How the Rules Apply to Each Beverage Type
Dry loose-leaf teas, herbal blends, tea bags, and dry coffee blends are shelf-stable products with extremely low water activity. They are clearly non-TCS and can be sold through all channels available under the HFFA.
Shrubs (drinking vinegars made from fruit, sugar, and vinegar) are high-acid products that typically fall well below the pH 4.6 threshold. When properly made with sufficient vinegar, they qualify as non-TCS and can be sold through all channels.
High-sugar simple syrups — including flavored syrups for coffee, cocktails, and specialty drinks — typically have water activity well below 0.85 due to their sugar content. They are shelf-stable when properly formulated and can be sold through all channels.
Oklahoma's HFFA explicitly lists "carbonated drinks" among permitted products — an unusual and seller-friendly provision. However, the TCS classification of any specific carbonated beverage depends on its ingredients, pH, and water activity, not simply on whether it's carbonated.
Cold brew coffee is a perishable product. Even though coffee itself is low-risk, cold brew concentrate and ready-to-drink cold brew require refrigeration and have a water activity above the non-TCS threshold. In Oklahoma, this means cold brew is permitted but classified as TCS.
Oklahoma's HFFA explicitly lists "juices" as a permitted product category. Unpasteurized, fresh-pressed, and cold-pressed juices are perishable and classified as TCS — meaning food safety training and direct delivery apply. Oklahoma does not specifically require pasteurization for cottage food juice sellers, but the direct-delivery TCS rules still apply.
Kombucha is one of Oklahoma's most nuanced beverage categories. It's explicitly permitted under the HFFA as a fermented food/beverage, but its TCS status depends on the final pH and water activity of your specific batch — which can vary with recipe, fermentation time, and whether it's been pasteurized. There is also a potential alcohol complication: standard kombucha contains trace alcohol from fermentation (typically under 0.5% ABV), but if fermentation continues in the bottle, alcohol content can rise — which may trigger the HFFA's prohibition on alcoholic beverages.
Specialty lemonades, switchels (an apple cider vinegar-based drink), and herbal tonics are generally permitted under the HFFA. Their TCS status depends on their ingredient composition and final pH. Highly acidic recipes (vinegar-heavy switchels, pure lemonade concentrate) may qualify as non-TCS. Diluted or dairy-containing versions are more likely TCS.
Alcoholic Beverages
The Homemade Food Freedom Act explicitly prohibits the production and sale of alcoholic beverages under its framework. This applies to all alcohol — beer, wine, cider, mead, spirits, and any other alcoholic product.

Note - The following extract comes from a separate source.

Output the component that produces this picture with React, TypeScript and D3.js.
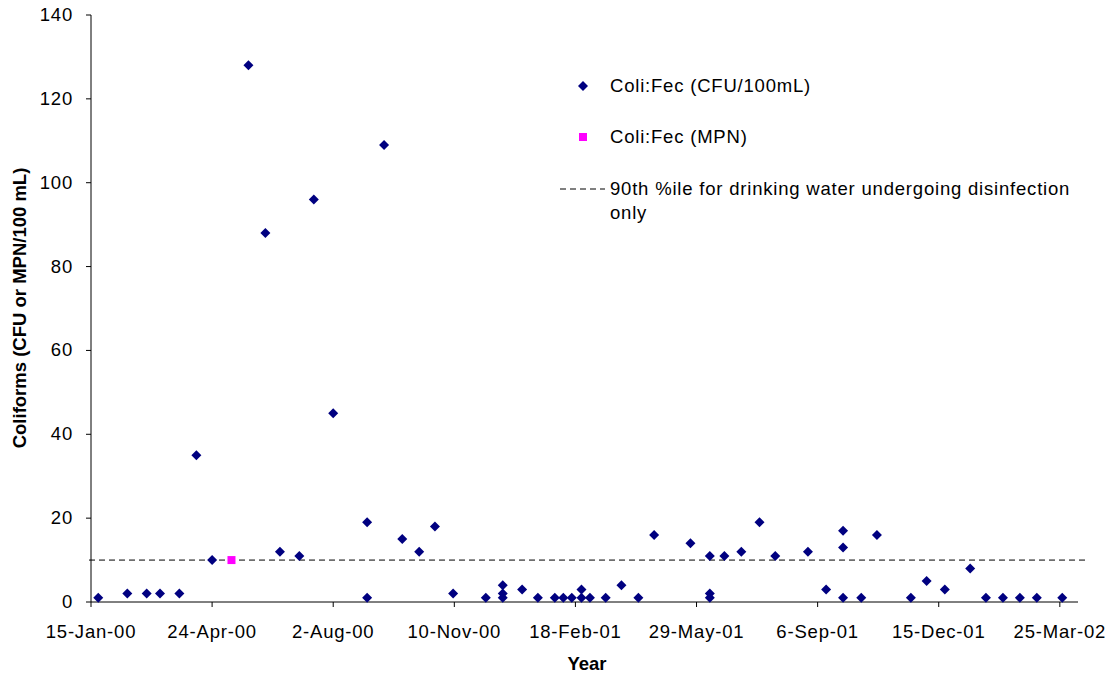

If you want to produce and sell alcoholic beverages in Oklahoma, you must obtain a separate license from the Oklahoma Alcoholic Beverage Laws Enforcement (ABLE) Commission. These licenses are entirely separate from cottage food operations and involve significant regulatory requirements. See the Special Categories guide for more detail.
This prohibition also affects kombucha producers whose product may naturally ferment beyond trace alcohol levels. If your kombucha regularly exceeds 0.5% ABV after bottling, it may be classified as an alcoholic beverage and fall outside the HFFA framework entirely — consult ODAFF before selling.
Bottling & Packaging Requirements
Oklahoma's HFFA doesn't specify detailed container types for beverages beyond the general food-safe packaging requirement. Apply standard best practices for your product type.